**GOAL OF THE EXERCISE**.
Faithfully return all lines, omitting every embedded picture.

**DATA LINES**.

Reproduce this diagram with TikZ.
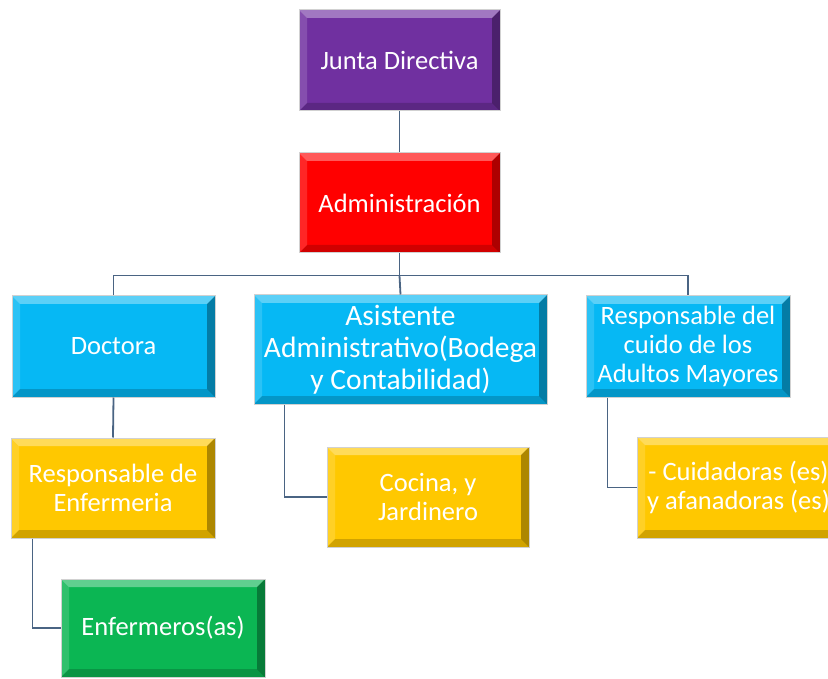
\documentclass[tikz,border=0pt]{standalone}
\usepackage{fontspec}
\setmainfont{Carlito}
\usetikzlibrary{calc}
\definecolor{cpurple}{HTML}{7030A0}
\definecolor{cred}{HTML}{FF0000}
\definecolor{ccyan}{HTML}{06B8F4}
\definecolor{cgold}{HTML}{FFC800}
\definecolor{cgreen}{HTML}{0BB653}
\definecolor{cline}{HTML}{4A6483}
\tikzset{
  box/.style={rectangle, draw=black!18, line width=1pt, text=white, align=center,
    inner sep=0pt, font=\fontsize{26.5}{29}\selectfont,
    path picture={
      \fill[white,opacity=.35] (path picture bounding box.north west) -- (path picture bounding box.north east)
        -- ([shift={(-8pt,-8pt)}]path picture bounding box.north east) -- ([shift={(8pt,-8pt)}]path picture bounding box.north west) -- cycle;
      \fill[white,opacity=.15] (path picture bounding box.north west) -- ([shift={(8pt,-8pt)}]path picture bounding box.north west)
        -- ([shift={(8pt,8pt)}]path picture bounding box.south west) -- (path picture bounding box.south west) -- cycle;
      \fill[black,opacity=.18] (path picture bounding box.south west) -- (path picture bounding box.south east)
        -- ([shift={(-8pt,8pt)}]path picture bounding box.south east) -- ([shift={(8pt,8pt)}]path picture bounding box.south west) -- cycle;
      \fill[black,opacity=.32] (path picture bounding box.north east) -- (path picture bounding box.south east)
        -- ([shift={(-8pt,8pt)}]path picture bounding box.south east) -- ([shift={(-8pt,-8pt)}]path picture bounding box.north east) -- cycle;
    }},
  conn/.style={draw=cline, line width=1.8pt}
}
\begin{document}
\begin{tikzpicture}[x=1pt,y=-1pt]
\clip (0,0) rectangle (828,679);
\fill[white] (0,0) rectangle (828,679);

\node[box, fill=cpurple, minimum width=201pt, minimum height=101pt] (jd) at (399.5,60.5) {Junta Directiva};
\node[box, fill=cred, minimum width=201pt, minimum height=100pt] (adm) at (399.5,203) {Administración};
\node[box, fill=ccyan, minimum width=203pt, minimum height=101pt] (doc) at (113.5,346.5) {Doctora};
\node[box, fill=ccyan, minimum width=293pt, minimum height=109pt, font=\fontsize{29.5}{32}\selectfont] (asi) at (400.5,349.5) {Asistente\\Administrativo(Bodega\\y Contabilidad)};
\node[box, fill=ccyan, minimum width=204pt, minimum height=101pt] (rcu) at (688,346.5) {Responsable del\\cuido de los\\Adultos Mayores};
\node[box, fill=cgold, minimum width=204pt, minimum height=100pt] (ren) at (113,488) {Responsable de\\Enfermeria};
\node[box, fill=cgreen, minimum width=204pt, minimum height=98pt] (enf) at (163,628) {Enfermeros(as)};
\node[box, fill=cgold, minimum width=202pt, minimum height=100pt] (coc) at (428,497) {Cocina, y\\Jardinero};
\node[box, fill=cgold, minimum width=203pt, minimum height=101pt] (cui) at (738.5,487.5) {- Cuidadoras (es)\\y afanadoras (es)};

\coordinate (bus) at ($(adm.south)+(0,22)$);
\draw[conn] (jd.south) -- (adm.north);
\draw[conn] (adm.south) -- (bus);
\draw[conn] (doc.north) |- (bus) -| (rcu.north);
\draw[conn] (bus) -- (asi.north);
\draw[conn] (doc.south) -- (ren.north);
\draw[conn] ($(ren.south west)+(22,0)$) |- (enf.west);
\draw[conn] ($(asi.south west)+(31,0)$) |- (coc.west);
\draw[conn] ($(rcu.south west)+(22,0)$) |- (cui.west);
\end{tikzpicture}
\end{document}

**SOLVED PROBLEM**.
Reproduce this diagram with TikZ.
\documentclass[tikz,border=0pt]{standalone}
\usepackage{fontspec}
\setmainfont{Carlito}
\usetikzlibrary{calc}
\definecolor{cpurple}{HTML}{7030A0}
\definecolor{cred}{HTML}{FF0000}
\definecolor{ccyan}{HTML}{06B8F4}
\definecolor{cgold}{HTML}{FFC800}
\definecolor{cgreen}{HTML}{0BB653}
\definecolor{cline}{HTML}{4A6483}
\tikzset{
  box/.style={rectangle, draw=black!18, line width=1pt, text=white, align=center,
    inner sep=0pt, font=\fontsize{26.5}{29}\selectfont,
    path picture={
      \fill[white,opacity=.35] (path picture bounding box.north west) -- (path picture bounding box.north east)
        -- ([shift={(-8pt,-8pt)}]path picture bounding box.north east) -- ([shift={(8pt,-8pt)}]path picture bounding box.north west) -- cycle;
      \fill[white,opacity=.15] (path picture bounding box.north west) -- ([shift={(8pt,-8pt)}]path picture bounding box.north west)
        -- ([shift={(8pt,8pt)}]path picture bounding box.south west) -- (path picture bounding box.south west) -- cycle;
      \fill[black,opacity=.18] (path picture bounding box.south west) -- (path picture bounding box.south east)
        -- ([shift={(-8pt,8pt)}]path picture bounding box.south east) -- ([shift={(8pt,8pt)}]path picture bounding box.south west) -- cycle;
      \fill[black,opacity=.32] (path picture bounding box.north east) -- (path picture bounding box.south east)
        -- ([shift={(-8pt,8pt)}]path picture bounding box.south east) -- ([shift={(-8pt,-8pt)}]path picture bounding box.north east) -- cycle;
    }},
  conn/.style={draw=cline, line width=1.8pt}
}
\begin{document}
\begin{tikzpicture}[x=1pt,y=-1pt]
\clip (0,0) rectangle (828,679);
\fill[white] (0,0) rectangle (828,679);

\node[box, fill=cpurple, minimum width=201pt, minimum height=101pt] (jd) at (399.5,60.5) {Junta Directiva};
\node[box, fill=cred, minimum width=201pt, minimum height=100pt] (adm) at (399.5,203) {Administración};
\node[box, fill=ccyan, minimum width=203pt, minimum height=101pt] (doc) at (113.5,346.5) {Doctora};
\node[box, fill=ccyan, minimum width=293pt, minimum height=109pt, font=\fontsize{29.5}{32}\selectfont] (asi) at (400.5,349.5) {Asistente\\Administrativo(Bodega\\y Contabilidad)};
\node[box, fill=ccyan, minimum width=204pt, minimum height=101pt] (rcu) at (688,346.5) {Responsable del\\cuido de los\\Adultos Mayores};
\node[box, fill=cgold, minimum width=204pt, minimum height=100pt] (ren) at (113,488) {Responsable de\\Enfermeria};
\node[box, fill=cgreen, minimum width=204pt, minimum height=98pt] (enf) at (163,628) {Enfermeros(as)};
\node[box, fill=cgold, minimum width=202pt, minimum height=100pt] (coc) at (428,497) {Cocina, y\\Jardinero};
\node[box, fill=cgold, minimum width=203pt, minimum height=101pt] (cui) at (738.5,487.5) {- Cuidadoras (es)\\y afanadoras (es)};

\coordinate (bus) at ($(adm.south)+(0,22)$);
\draw[conn] (jd.south) -- (adm.north);
\draw[conn] (adm.south) -- (bus);
\draw[conn] (doc.north) |- (bus) -| (rcu.north);
\draw[conn] (bus) -- (asi.north);
\draw[conn] (doc.south) -- (ren.north);
\draw[conn] ($(ren.south west)+(22,0)$) |- (enf.west);
\draw[conn] ($(asi.south west)+(31,0)$) |- (coc.west);
\draw[conn] ($(rcu.south west)+(22,0)$) |- (cui.west);
\end{tikzpicture}
\end{document}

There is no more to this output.